▸ Excerpted data:
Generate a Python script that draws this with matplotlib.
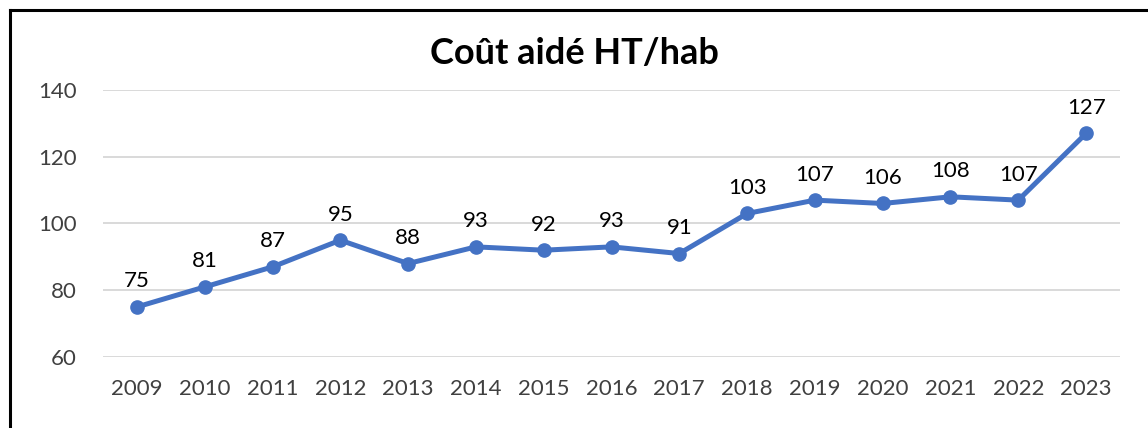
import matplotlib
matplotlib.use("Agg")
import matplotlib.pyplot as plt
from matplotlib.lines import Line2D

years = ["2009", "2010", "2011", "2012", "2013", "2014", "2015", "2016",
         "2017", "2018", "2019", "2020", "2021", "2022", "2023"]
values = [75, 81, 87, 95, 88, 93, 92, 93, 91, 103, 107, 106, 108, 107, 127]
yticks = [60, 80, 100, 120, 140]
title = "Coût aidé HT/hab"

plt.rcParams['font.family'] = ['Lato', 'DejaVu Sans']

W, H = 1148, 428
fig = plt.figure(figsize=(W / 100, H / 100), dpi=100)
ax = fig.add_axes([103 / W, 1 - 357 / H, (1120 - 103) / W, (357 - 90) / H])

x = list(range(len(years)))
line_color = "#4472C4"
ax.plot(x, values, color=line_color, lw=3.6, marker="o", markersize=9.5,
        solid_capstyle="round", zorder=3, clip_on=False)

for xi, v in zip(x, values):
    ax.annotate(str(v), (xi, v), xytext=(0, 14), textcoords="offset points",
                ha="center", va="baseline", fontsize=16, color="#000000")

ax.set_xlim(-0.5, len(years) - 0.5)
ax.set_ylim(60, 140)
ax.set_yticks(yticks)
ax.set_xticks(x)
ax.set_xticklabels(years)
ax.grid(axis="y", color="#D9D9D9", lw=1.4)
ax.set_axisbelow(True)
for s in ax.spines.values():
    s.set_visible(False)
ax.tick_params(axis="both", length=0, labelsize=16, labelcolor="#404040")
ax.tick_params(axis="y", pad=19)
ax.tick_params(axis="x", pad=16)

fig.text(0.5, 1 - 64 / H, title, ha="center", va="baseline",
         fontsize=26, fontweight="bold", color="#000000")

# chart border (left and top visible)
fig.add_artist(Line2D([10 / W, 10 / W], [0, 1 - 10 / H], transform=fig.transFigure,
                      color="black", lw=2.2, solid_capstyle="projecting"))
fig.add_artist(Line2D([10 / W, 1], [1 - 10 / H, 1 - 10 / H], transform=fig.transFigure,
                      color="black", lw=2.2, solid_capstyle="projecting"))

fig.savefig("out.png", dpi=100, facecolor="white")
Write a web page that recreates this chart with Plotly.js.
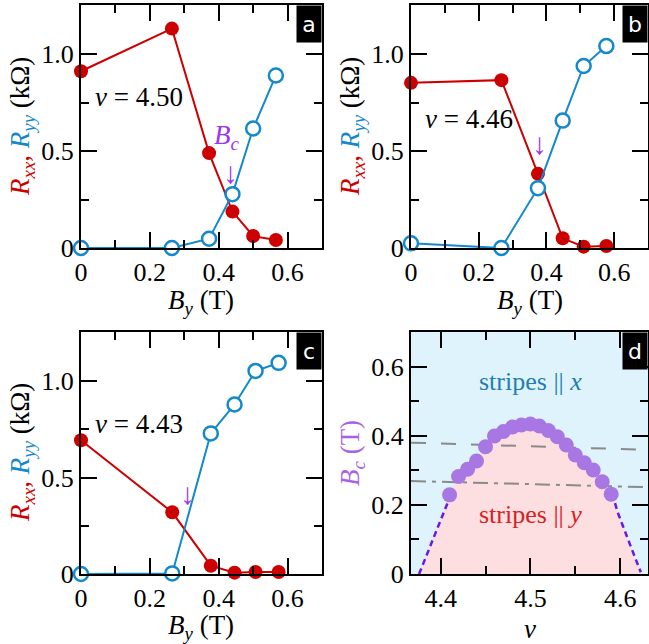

▸ Exercise:
Transcribe the listing above verbatim. Omit the pictures.

▸ Response to this exercise:
Generate a Python script that draws this with matplotlib.
import matplotlib
matplotlib.use("Agg")
import matplotlib.pyplot as plt
from matplotlib.lines import Line2D

years = ["2009", "2010", "2011", "2012", "2013", "2014", "2015", "2016",
         "2017", "2018", "2019", "2020", "2021", "2022", "2023"]
values = [75, 81, 87, 95, 88, 93, 92, 93, 91, 103, 107, 106, 108, 107, 127]
yticks = [60, 80, 100, 120, 140]
title = "Coût aidé HT/hab"

plt.rcParams['font.family'] = ['Lato', 'DejaVu Sans']

W, H = 1148, 428
fig = plt.figure(figsize=(W / 100, H / 100), dpi=100)
ax = fig.add_axes([103 / W, 1 - 357 / H, (1120 - 103) / W, (357 - 90) / H])

x = list(range(len(years)))
line_color = "#4472C4"
ax.plot(x, values, color=line_color, lw=3.6, marker="o", markersize=9.5,
        solid_capstyle="round", zorder=3, clip_on=False)

for xi, v in zip(x, values):
    ax.annotate(str(v), (xi, v), xytext=(0, 14), textcoords="offset points",
                ha="center", va="baseline", fontsize=16, color="#000000")

ax.set_xlim(-0.5, len(years) - 0.5)
ax.set_ylim(60, 140)
ax.set_yticks(yticks)
ax.set_xticks(x)
ax.set_xticklabels(years)
ax.grid(axis="y", color="#D9D9D9", lw=1.4)
ax.set_axisbelow(True)
for s in ax.spines.values():
    s.set_visible(False)
ax.tick_params(axis="both", length=0, labelsize=16, labelcolor="#404040")
ax.tick_params(axis="y", pad=19)
ax.tick_params(axis="x", pad=16)

fig.text(0.5, 1 - 64 / H, title, ha="center", va="baseline",
         fontsize=26, fontweight="bold", color="#000000")

# chart border (left and top visible)
fig.add_artist(Line2D([10 / W, 10 / W], [0, 1 - 10 / H], transform=fig.transFigure,
                      color="black", lw=2.2, solid_capstyle="projecting"))
fig.add_artist(Line2D([10 / W, 1], [1 - 10 / H, 1 - 10 / H], transform=fig.transFigure,
                      color="black", lw=2.2, solid_capstyle="projecting"))

fig.savefig("out.png", dpi=100, facecolor="white")
Write a web page that recreates this chart with Plotly.js.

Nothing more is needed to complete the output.